What Are Fibroids?
Fibroids are growths made up of connective tissue and muscle cells that usually form in the wall of your uterus. Other names for fibroids are myomas and leiomyomas. Fibroids are the most common tumor in women. They are almost always noncancerous (benign) and harmless. Fibroids start as pea-sized lumps, but can grow steadily during your reproductive years. Many fibroids just need to be watched. Others may need treatment if they become too large or cause symptoms.
Fibroids often cause no symptoms. But a fibroid that grows quickly in your uterus can cause 1 or more of the following problems:
- Excessive uterine bleeding, leading to anemia (lack of red blood cells)
- Frequent urge to urinate
- Difficulty having bowel movements
- Achiness, heaviness, or fullness
- Back or abdominal pain
- Pain during intercourse
- Difficulty getting pregnant or being unable to get pregnant
- Problems with pregnancy
- Enlargement of the lower abdomen
Treatment is Tailored for You
No 2 fibroids are the same. The type of treatment you will have depends on their number, size, location, and rate of growth. Your treatment decision also depends on the severity of your symptoms and whether or not you plan to have children in the future. There are a growing number of effective ways to treat fibroids. After your medical evaluation, your health care provider will be able to discuss with you the best options to solve your particular problem and meet your needs.

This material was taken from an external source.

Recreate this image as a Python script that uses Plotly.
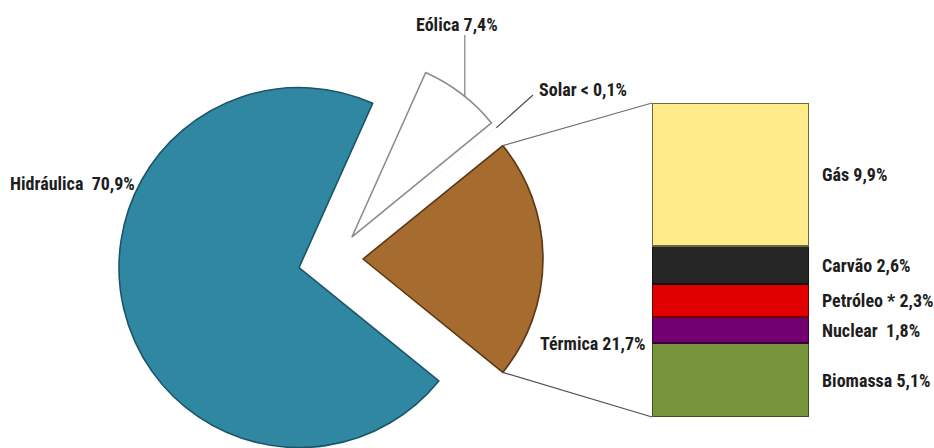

Hysteroscopic Removal of Fibroids
Description of the Procedure
A device called a speculum will be inserted into the vagina. It will hold your vagina open and allow instruments to enter easily. The doctor will clean the vagina and may dilate the cervix. The hysteroscope will then be put into the uterus through the vagina and dilated cervix. The uterus will be filled with carbon dioxide gas or a liquid. This will cause the uterus to inflate, allowing the doctor to get a closer, clear look at the uterine walls.
If you are having the procedure done for diagnostic reasons, the doctor will examine the uterus for abnormal tissue. A biopsy may be taken. Or, the uterine walls may be scraped to get cell samples.
If you are having the procedure done for therapeutic reasons, the doctor may insert small surgical tools through the hysteroscope. The tools will be used to remove diseased tissue and make repairs. In some cases, the doctor will use another viewing tube called a laparoscope. It will be passed into the abdomen. This allows the doctor to monitor the outside of the uterus and detect any possible perforation of the uterus by the hysteroscope.
Laparoscopic Removal of Fibroids
Laparoscopy is a type of surgical procedure. It lets the doctor see your reproductive organs close up. After you are given anesthesia, small incisions are made in your abdomen. A laparoscope is used. This is a long, thin tube with a camera on the end that sends pictures to a video screen. It is put through one small incision. The surgeon can see inside the body. Surgical tools are put through the other incisions.
A Closer Look
Your doctor needs to see clearly during surgery. To do this, your abdomen is inflated with a harmless gas. A device may be inserted into the vagina to lift the uterus. This helps your doctor see your organs better through the scope.
Risks and Complications of Surgery
These may include:
- Damage to blood vessels, nerves, muscles, or nearby pelvic structures
- Risks of anesthesia
- Blood clots
- Hernia at the incision site
- Need for a larger incision
Your Future Checkups
Treating your fibroids is likely to relieve your symptoms. But your health care provider will want to check your progress. Ask your health care provider about any additional follow-up visits you might need.